### Provided material
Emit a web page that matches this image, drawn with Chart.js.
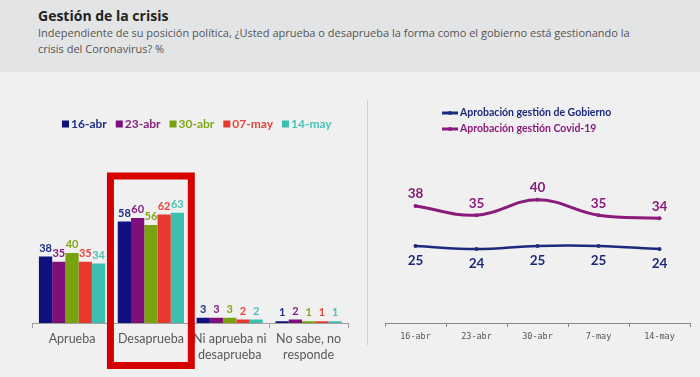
<!DOCTYPE html>
<html>
<head>
<meta charset="utf-8">
<script src="https://cdn.jsdelivr.net/npm/chart.js@4.4.1/dist/chart.umd.min.js"></script>
<style>
  body { margin: 0; width: 700px; height: 377px; background: #f0f0f0; overflow: hidden; position: relative; }
  #head { position: absolute; left: 0; top: 0; width: 700px; height: 72px; background: #e3e4e5; }
  #title { position: absolute; left: 38px; top: 6px; font: bold 14px "Open Sans", sans-serif; color: #222; }
  #sub { position: absolute; left: 38px; top: 25px; width: 650px; font: 11px/16px "Open Sans", sans-serif; color: #555; }
  #left { position: absolute; left: 20px; top: 90px; }
  #right { position: absolute; left: 370px; top: 90px; }
  #divider { position: absolute; left: 367px; top: 100px; width: 1px; height: 245px; background: #cfcfcf; }
</style>
</head>
<body>
<div id="head">
  <div id="title">Gestión de la crisis</div>
  <div id="sub">Independiente de su posición política, ¿Usted aprueba o desaprueba la forma como el gobierno está gestionando la<br>crisis del Coronavirus? %</div>
</div>
<div id="divider"></div>
<canvas id="left" width="345" height="287"></canvas>
<canvas id="right" width="330" height="287"></canvas>
<script>
// left chart data
var categorias = [['Aprueba'], ['Desaprueba'], ['Ni aprueba ni', 'desaprueba'], ['No sabe, no', 'responde']];
var fechas = ['16-abr', '23-abr', '30-abr', '07-may', '14-may'];
var abr16 = [38, 58, 3, 1];
var abr23 = [35, 60, 3, 2];
var abr30 = [40, 56, 3, 1];
var may07 = [35, 62, 2, 1];
var may14 = [34, 63, 2, 1];

// right chart data
var semanas = ['16-abr', '23-abr', '30-abr', '7-may', '14-may'];
var gobierno = [25, 24, 25, 25, 24];
var covid = [38, 35, 40, 35, 34];

var barColors = ['#10107e', '#7f0f7a', '#78a30e', '#e8392f', '#3cbfae'];
var textColors = ['#1f2f88', '#86207f', '#80a91a', '#e5443c', '#4cc2b6'];

// value labels above each bar
var barLabels = {
  id: 'barLabels',
  afterDatasetsDraw: function(chart) {
    var ctx = chart.ctx;
    ctx.save();
    ctx.font = 'bold 11px Lato';
    ctx.textAlign = 'center';
    ctx.textBaseline = 'alphabetic';
    chart.data.datasets.forEach(function(ds, i) {
      chart.getDatasetMeta(i).data.forEach(function(bar, j) {
        ctx.fillStyle = textColors[i];
        ctx.fillText(ds.data[j], bar.x, bar.y - 5);
      });
    });
    ctx.restore();
  }
};

// square legend, left aligned
var barLegend = {
  id: 'barLegend',
  afterDraw: function(chart) {
    var ctx = chart.ctx;
    ctx.save();
    ctx.font = 'bold 12px Lato';
    ctx.textBaseline = 'middle';
    var x = 42, y = 34;
    chart.data.datasets.forEach(function(ds, i) {
      ctx.fillStyle = barColors[i];
      ctx.fillRect(x, y - 3.5, 7, 7);
      ctx.fillStyle = textColors[i];
      ctx.fillText(ds.label, x + 9, y);
      x += 9 + ctx.measureText(ds.label).width + 9;
    });
    ctx.restore();
  }
};

// red frame round "Desaprueba"
var redBox = {
  id: 'redBox',
  afterDraw: function(chart) {
    var xs = chart.scales.x, area = chart.chartArea;
    var cw = xs.width / chart.data.labels.length;
    var cx = xs.getPixelForValue(1);
    var ctx = chart.ctx;
    ctx.save();
    ctx.strokeStyle = '#d60000';
    ctx.lineWidth = 7;
    ctx.strokeRect(cx - cw / 2 - 1, area.top - 7, cw + 2, area.bottom + 42.5 - (area.top - 7));
    ctx.restore();
  }
};

new Chart(document.getElementById('left'), {
  type: 'bar',
  data: {
    labels: categorias,
    datasets: [
      { label: fechas[0], data: abr16, backgroundColor: barColors[0] },
      { label: fechas[1], data: abr23, backgroundColor: barColors[1] },
      { label: fechas[2], data: abr30, backgroundColor: barColors[2] },
      { label: fechas[3], data: may07, backgroundColor: barColors[3] },
      { label: fechas[4], data: may14, backgroundColor: barColors[4] }
    ]
  },
  options: {
    responsive: false,
    animation: false,
    categoryPercentage: 0.84,
    barPercentage: 1.0,
    layout: { padding: { left: 12.6, right: 17, top: 93, bottom: 0 } },
    plugins: { legend: { display: false }, tooltip: { enabled: false } },
    scales: {
      x: {
        grid: { drawOnChartArea: false, tickLength: 5, color: '#a0a0a0', offset: true },
        border: { color: '#a0a0a0' },
        ticks: { font: { family: 'Lato', size: 12.5, lineHeight: 1.3 }, color: '#595959', maxRotation: 0, autoSkip: false, padding: 3 },
        afterFit: function(s) { s.height = 54; }
      },
      y: { display: false, min: 0, max: 80 }
    }
  },
  plugins: [barLabels, barLegend, redBox]
});

// value labels on the lines
var lineLabels = {
  id: 'lineLabels',
  afterDatasetsDraw: function(chart) {
    var ctx = chart.ctx;
    ctx.save();
    ctx.font = 'bold 13.5px Lato';
    ctx.textAlign = 'center';
    ctx.textBaseline = 'middle';
    chart.data.datasets.forEach(function(ds, i) {
      chart.getDatasetMeta(i).data.forEach(function(pt, j) {
        ctx.fillStyle = ds.borderColor;
        ctx.fillText(ds.data[j], pt.x, ds.below ? pt.y + 15 : pt.y - 12);
      });
    });
    ctx.restore();
  }
};

var lineLegend = {
  id: 'lineLegend',
  afterDraw: function(chart) {
    var ctx = chart.ctx;
    ctx.save();
    ctx.font = 'bold 10.5px Lato';
    ctx.textBaseline = 'middle';
    var x = 72, y = 23;
    chart.data.datasets.forEach(function(ds) {
      ctx.strokeStyle = ds.borderColor;
      ctx.fillStyle = ds.borderColor;
      ctx.lineWidth = 3;
      ctx.beginPath();
      ctx.moveTo(x, y);
      ctx.lineTo(x + 16, y);
      ctx.stroke();
      ctx.beginPath();
      ctx.arc(x + 8, y, 2, 0, Math.PI * 2);
      ctx.fill();
      ctx.fillText(ds.label, x + 18, y);
      y += 16;
    });
    ctx.restore();
  }
};

new Chart(document.getElementById('right'), {
  type: 'line',
  data: {
    labels: semanas,
    datasets: [
      { label: 'Aprobación gestión de Gobierno', data: gobierno, borderColor: '#1c2a7c', backgroundColor: '#1c2a7c',
        borderWidth: 2.5, pointRadius: 2, pointBorderWidth: 0, tension: 0.4, below: true },
      { label: 'Aprobación gestión Covid-19', data: covid, borderColor: '#8a1b7c', backgroundColor: '#8a1b7c',
        borderWidth: 3, pointRadius: 2, pointBorderWidth: 0, tension: 0.4 }
    ]
  },
  options: {
    responsive: false,
    animation: false,
    layout: { padding: { left: 15, right: 10, top: 79, bottom: 0 } },
    plugins: { legend: { display: false }, tooltip: { enabled: false } },
    scales: {
      x: {
        offset: true,
        grid: { drawOnChartArea: false, tickLength: 4, color: '#8a8a8a', offset: true },
        border: { color: '#8a8a8a' },
        ticks: { font: { family: 'DejaVu Sans Mono', size: 8.5 }, color: '#555', maxRotation: 0, padding: 5 },
        afterFit: function(s) { s.height = 54; }
      },
      y: { display: false, min: 0, max: 50 }
    }
  },
  plugins: [lineLabels, lineLegend]
});
</script>
</body>
</html>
######
*Task:*
Output an exact copy of the material, with the pictures removed.

*Result:*
Emit a web page that matches this image, drawn with Chart.js.
<!DOCTYPE html>
<html>
<head>
<meta charset="utf-8">
<script src="https://cdn.jsdelivr.net/npm/chart.js@4.4.1/dist/chart.umd.min.js"></script>
<style>
  body { margin: 0; width: 700px; height: 377px; background: #f0f0f0; overflow: hidden; position: relative; }
  #head { position: absolute; left: 0; top: 0; width: 700px; height: 72px; background: #e3e4e5; }
  #title { position: absolute; left: 38px; top: 6px; font: bold 14px "Open Sans", sans-serif; color: #222; }
  #sub { position: absolute; left: 38px; top: 25px; width: 650px; font: 11px/16px "Open Sans", sans-serif; color: #555; }
  #left { position: absolute; left: 20px; top: 90px; }
  #right { position: absolute; left: 370px; top: 90px; }
  #divider { position: absolute; left: 367px; top: 100px; width: 1px; height: 245px; background: #cfcfcf; }
</style>
</head>
<body>
<div id="head">
  <div id="title">Gestión de la crisis</div>
  <div id="sub">Independiente de su posición política, ¿Usted aprueba o desaprueba la forma como el gobierno está gestionando la<br>crisis del Coronavirus? %</div>
</div>
<div id="divider"></div>
<canvas id="left" width="345" height="287"></canvas>
<canvas id="right" width="330" height="287"></canvas>
<script>
// left chart data
var categorias = [['Aprueba'], ['Desaprueba'], ['Ni aprueba ni', 'desaprueba'], ['No sabe, no', 'responde']];
var fechas = ['16-abr', '23-abr', '30-abr', '07-may', '14-may'];
var abr16 = [38, 58, 3, 1];
var abr23 = [35, 60, 3, 2];
var abr30 = [40, 56, 3, 1];
var may07 = [35, 62, 2, 1];
var may14 = [34, 63, 2, 1];

// right chart data
var semanas = ['16-abr', '23-abr', '30-abr', '7-may', '14-may'];
var gobierno = [25, 24, 25, 25, 24];
var covid = [38, 35, 40, 35, 34];

var barColors = ['#10107e', '#7f0f7a', '#78a30e', '#e8392f', '#3cbfae'];
var textColors = ['#1f2f88', '#86207f', '#80a91a', '#e5443c', '#4cc2b6'];

// value labels above each bar
var barLabels = {
  id: 'barLabels',
  afterDatasetsDraw: function(chart) {
    var ctx = chart.ctx;
    ctx.save();
    ctx.font = 'bold 11px Lato';
    ctx.textAlign = 'center';
    ctx.textBaseline = 'alphabetic';
    chart.data.datasets.forEach(function(ds, i) {
      chart.getDatasetMeta(i).data.forEach(function(bar, j) {
        ctx.fillStyle = textColors[i];
        ctx.fillText(ds.data[j], bar.x, bar.y - 5);
      });
    });
    ctx.restore();
  }
};

// square legend, left aligned
var barLegend = {
  id: 'barLegend',
  afterDraw: function(chart) {
    var ctx = chart.ctx;
    ctx.save();
    ctx.font = 'bold 12px Lato';
    ctx.textBaseline = 'middle';
    var x = 42, y = 34;
    chart.data.datasets.forEach(function(ds, i) {
      ctx.fillStyle = barColors[i];
      ctx.fillRect(x, y - 3.5, 7, 7);
      ctx.fillStyle = textColors[i];
      ctx.fillText(ds.label, x + 9, y);
      x += 9 + ctx.measureText(ds.label).width + 9;
    });
    ctx.restore();
  }
};

// red frame round "Desaprueba"
var redBox = {
  id: 'redBox',
  afterDraw: function(chart) {
    var xs = chart.scales.x, area = chart.chartArea;
    var cw = xs.width / chart.data.labels.length;
    var cx = xs.getPixelForValue(1);
    var ctx = chart.ctx;
    ctx.save();
    ctx.strokeStyle = '#d60000';
    ctx.lineWidth = 7;
    ctx.strokeRect(cx - cw / 2 - 1, area.top - 7, cw + 2, area.bottom + 42.5 - (area.top - 7));
    ctx.restore();
  }
};

new Chart(document.getElementById('left'), {
  type: 'bar',
  data: {
    labels: categorias,
    datasets: [
      { label: fechas[0], data: abr16, backgroundColor: barColors[0] },
      { label: fechas[1], data: abr23, backgroundColor: barColors[1] },
      { label: fechas[2], data: abr30, backgroundColor: barColors[2] },
      { label: fechas[3], data: may07, backgroundColor: barColors[3] },
      { label: fechas[4], data: may14, backgroundColor: barColors[4] }
    ]
  },
  options: {
    responsive: false,
    animation: false,
    categoryPercentage: 0.84,
    barPercentage: 1.0,
    layout: { padding: { left: 12.6, right: 17, top: 93, bottom: 0 } },
    plugins: { legend: { display: false }, tooltip: { enabled: false } },
    scales: {
      x: {
        grid: { drawOnChartArea: false, tickLength: 5, color: '#a0a0a0', offset: true },
        border: { color: '#a0a0a0' },
        ticks: { font: { family: 'Lato', size: 12.5, lineHeight: 1.3 }, color: '#595959', maxRotation: 0, autoSkip: false, padding: 3 },
        afterFit: function(s) { s.height = 54; }
      },
      y: { display: false, min: 0, max: 80 }
    }
  },
  plugins: [barLabels, barLegend, redBox]
});

// value labels on the lines
var lineLabels = {
  id: 'lineLabels',
  afterDatasetsDraw: function(chart) {
    var ctx = chart.ctx;
    ctx.save();
    ctx.font = 'bold 13.5px Lato';
    ctx.textAlign = 'center';
    ctx.textBaseline = 'middle';
    chart.data.datasets.forEach(function(ds, i) {
      chart.getDatasetMeta(i).data.forEach(function(pt, j) {
        ctx.fillStyle = ds.borderColor;
        ctx.fillText(ds.data[j], pt.x, ds.below ? pt.y + 15 : pt.y - 12);
      });
    });
    ctx.restore();
  }
};

var lineLegend = {
  id: 'lineLegend',
  afterDraw: function(chart) {
    var ctx = chart.ctx;
    ctx.save();
    ctx.font = 'bold 10.5px Lato';
    ctx.textBaseline = 'middle';
    var x = 72, y = 23;
    chart.data.datasets.forEach(function(ds) {
      ctx.strokeStyle = ds.borderColor;
      ctx.fillStyle = ds.borderColor;
      ctx.lineWidth = 3;
      ctx.beginPath();
      ctx.moveTo(x, y);
      ctx.lineTo(x + 16, y);
      ctx.stroke();
      ctx.beginPath();
      ctx.arc(x + 8, y, 2, 0, Math.PI * 2);
      ctx.fill();
      ctx.fillText(ds.label, x + 18, y);
      y += 16;
    });
    ctx.restore();
  }
};

new Chart(document.getElementById('right'), {
  type: 'line',
  data: {
    labels: semanas,
    datasets: [
      { label: 'Aprobación gestión de Gobierno', data: gobierno, borderColor: '#1c2a7c', backgroundColor: '#1c2a7c',
        borderWidth: 2.5, pointRadius: 2, pointBorderWidth: 0, tension: 0.4, below: true },
      { label: 'Aprobación gestión Covid-19', data: covid, borderColor: '#8a1b7c', backgroundColor: '#8a1b7c',
        borderWidth: 3, pointRadius: 2, pointBorderWidth: 0, tension: 0.4 }
    ]
  },
  options: {
    responsive: false,
    animation: false,
    layout: { padding: { left: 15, right: 10, top: 79, bottom: 0 } },
    plugins: { legend: { display: false }, tooltip: { enabled: false } },
    scales: {
      x: {
        offset: true,
        grid: { drawOnChartArea: false, tickLength: 4, color: '#8a8a8a', offset: true },
        border: { color: '#8a8a8a' },
        ticks: { font: { family: 'DejaVu Sans Mono', size: 8.5 }, color: '#555', maxRotation: 0, padding: 5 },
        afterFit: function(s) { s.height = 54; }
      },
      y: { display: false, min: 0, max: 50 }
    }
  },
  plugins: [lineLabels, lineLegend]
});
</script>
</body>
</html>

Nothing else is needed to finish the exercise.